Anche questo crea saggezza e, partendo dalla saggezza, crea un’autorità; la quale non si basa su una posizione di potenza di qualsiasi tipo, bensì sulla verità vissuta, e rende testimonianza di sé attraverso se stessa. Essa dà alla vecchiaia un senso che non ha nessun’altra fase della vita.

Biografia

Romano Guardini nasce a Verona nel 1885. La famiglia, di origine trentina, si trasferisce in Germania l’anno successivo. Il giovane studia teologia a Friburgo in Brisgovia e Tubinga, e nel 1910 è ordinato sacerdote. Nel 1923 ottiene la cattedra di Filosofia della religione e visione cristiana a Berlino. Nel 1939 i nazisti lo sollevano dall’incarico e lo confinano a Mooshausen, un piccolo villaggio dove, in compagnia di una ristretta cerchia di amici, riesce a proseguire i suoi studi.

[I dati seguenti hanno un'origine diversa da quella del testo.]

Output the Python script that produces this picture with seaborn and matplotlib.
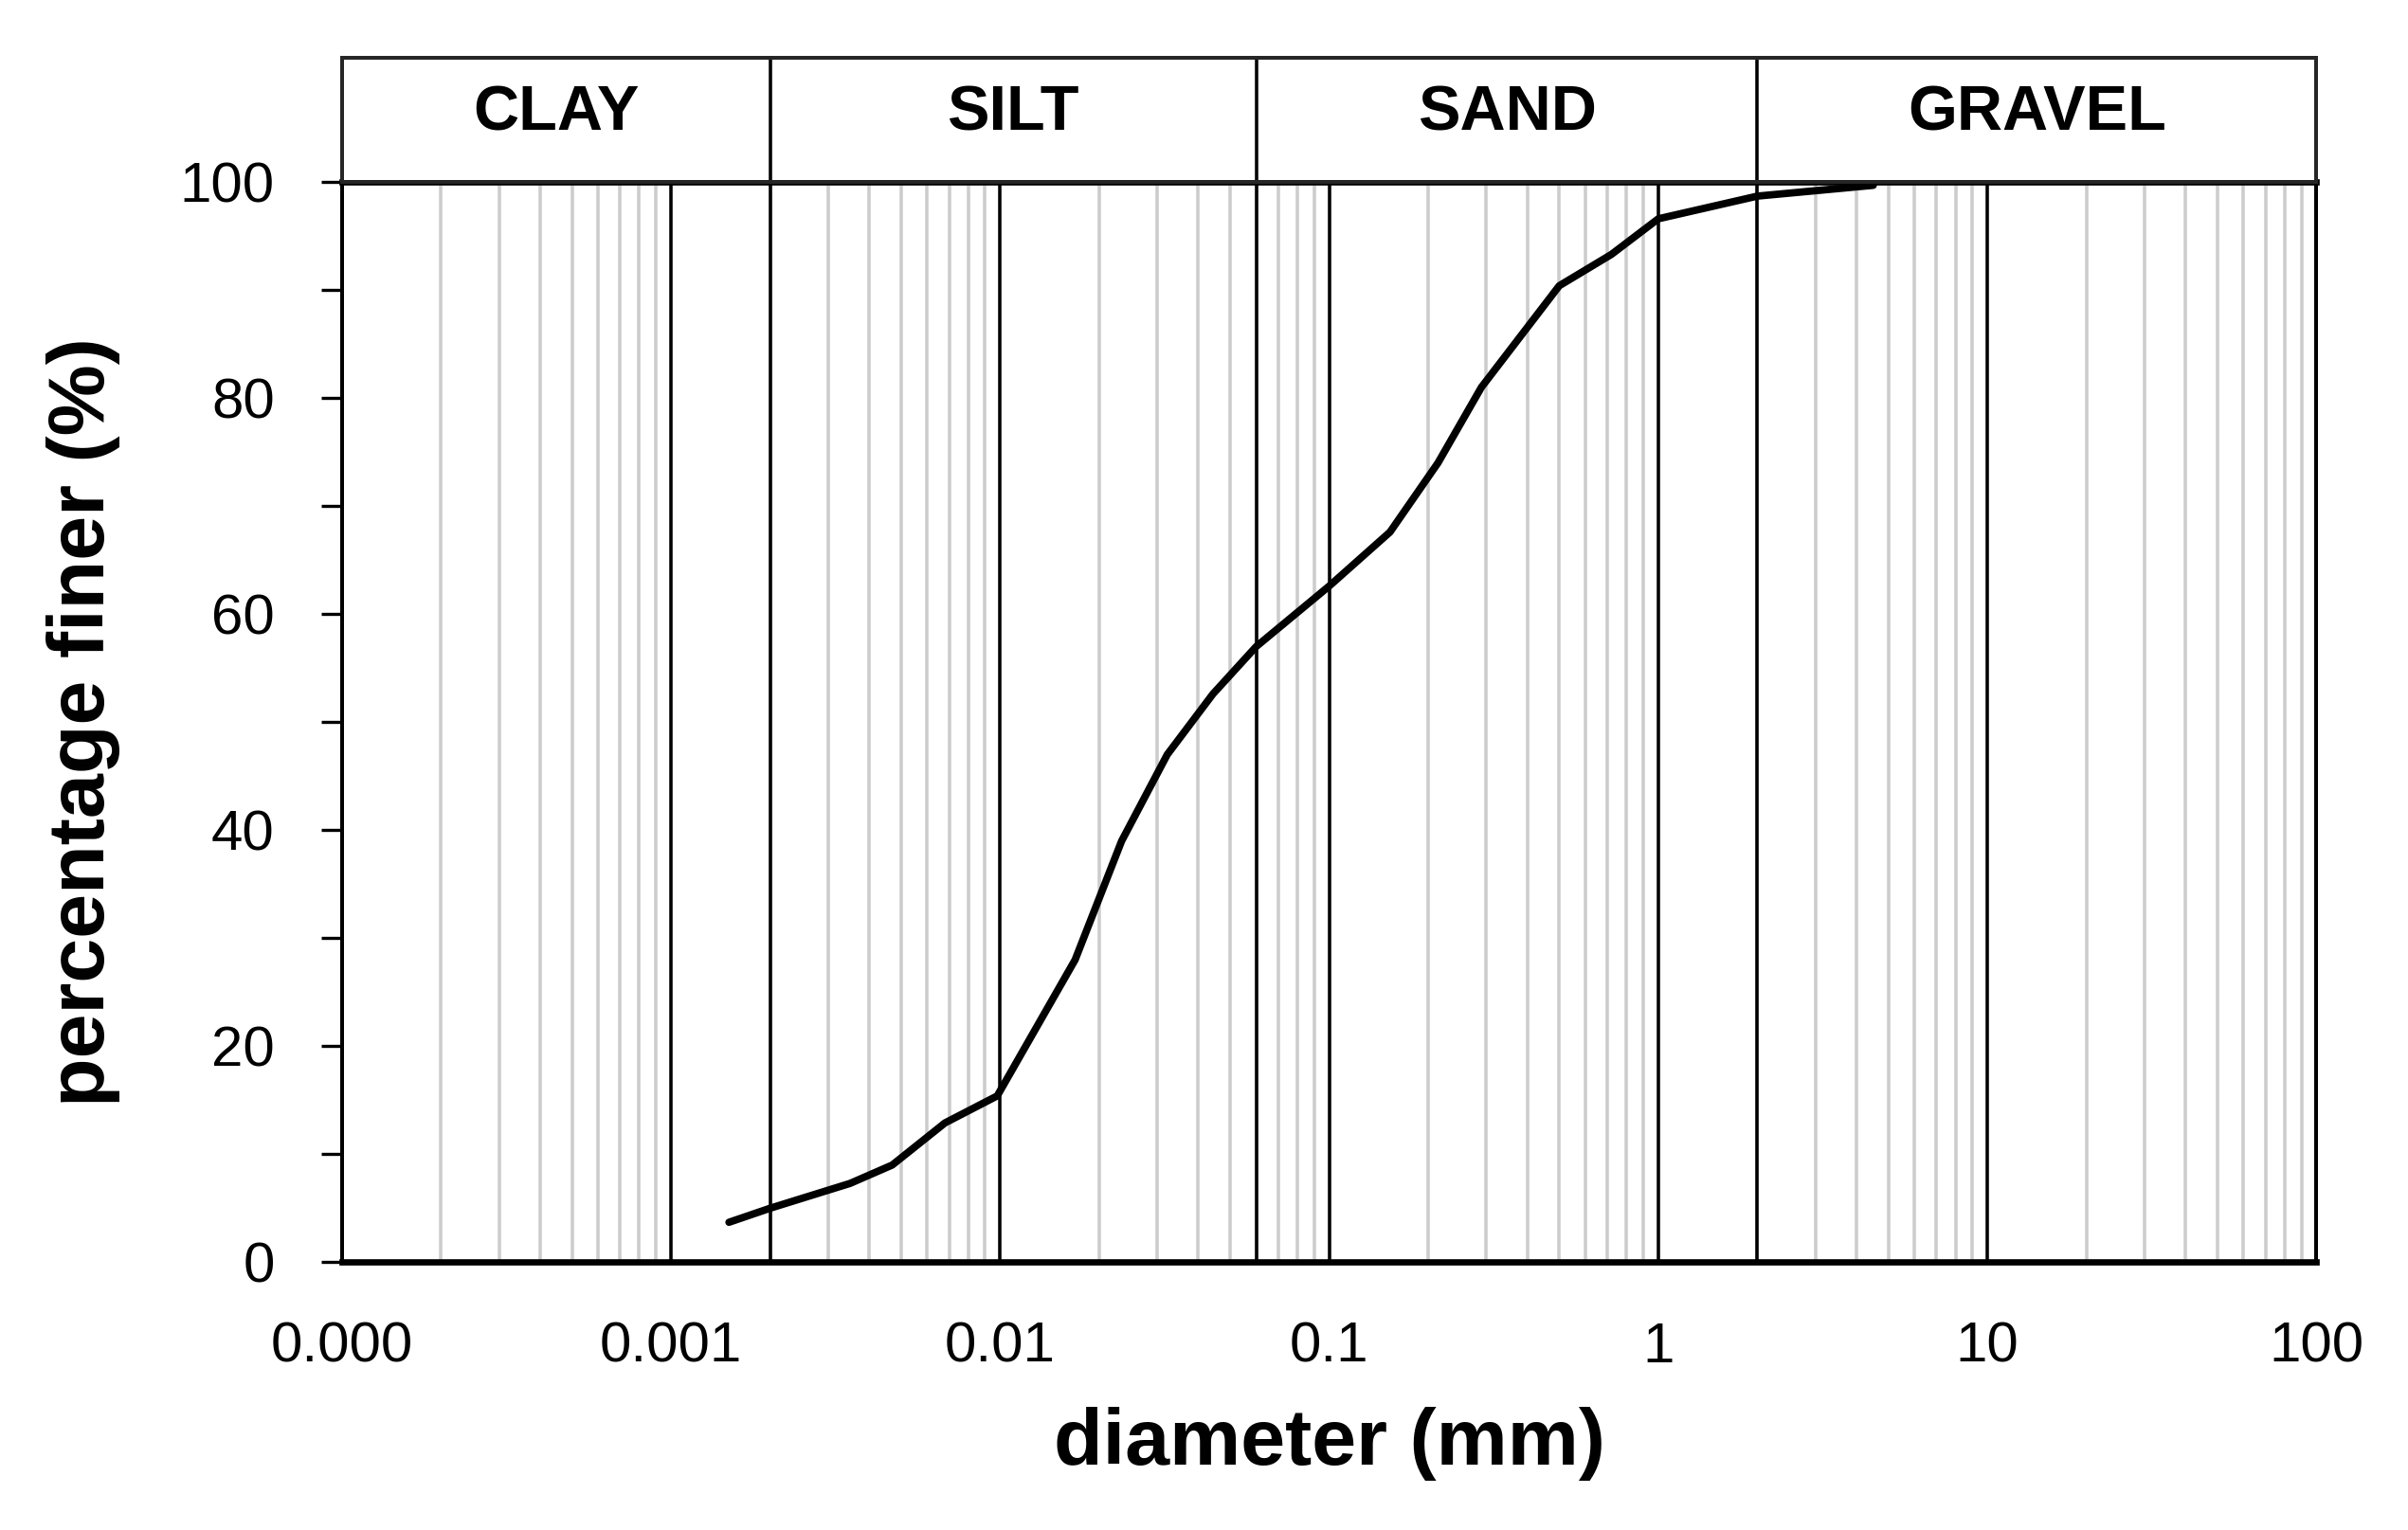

Nel 1945, dopo la fine della guerra, diviene docente di Filosofia della religione a Tubinga e, dal 1948, a Monaco di Baviera. Nel 1962 si ritira per motivi di salute: morirà a Monaco di Baviera nel 1968.
Guardini è uno dei teologi di riferimento di Benedetto XVI ed è considerato uno dei più significativi rappresentanti della filosofia e teologia cattolica del Ventesimo secolo, soprattutto per quanto riguarda la liturgia, la filosofia della religione, la pedagogia, l’ecumenismo e la storia della spiritualità. Le sue analisi critiche di scrittori come Dante, Rilke e Dostoevskij, così come di filosofi e pensatori come Socrate, Platone, Agostino, Pascal, Kierkegaard e Nietzsche, sono apprezzate in tutto il mondo per la profondità e la chiarezza espositiva.
Con l’opera “Lo spirito della liturgia” (1917), Guardini pose le basi del rinnovamento liturgico cattolico, che troverà pieno compimento nella riforma avviata dal Concilio Vaticano II. In ambito politico, elaborò un’etica del potere valida non solo per le grandi ideologie, ma anche per i nuovi poteri anonimi dell’epoca contemporanea (media, burocrazia, economia). In pedagogia, evidenziò l’importanza dell’autocontrollo, dell’equilibrio fra autorità e libertà, e della creativa obbedienza alla propria coscienza.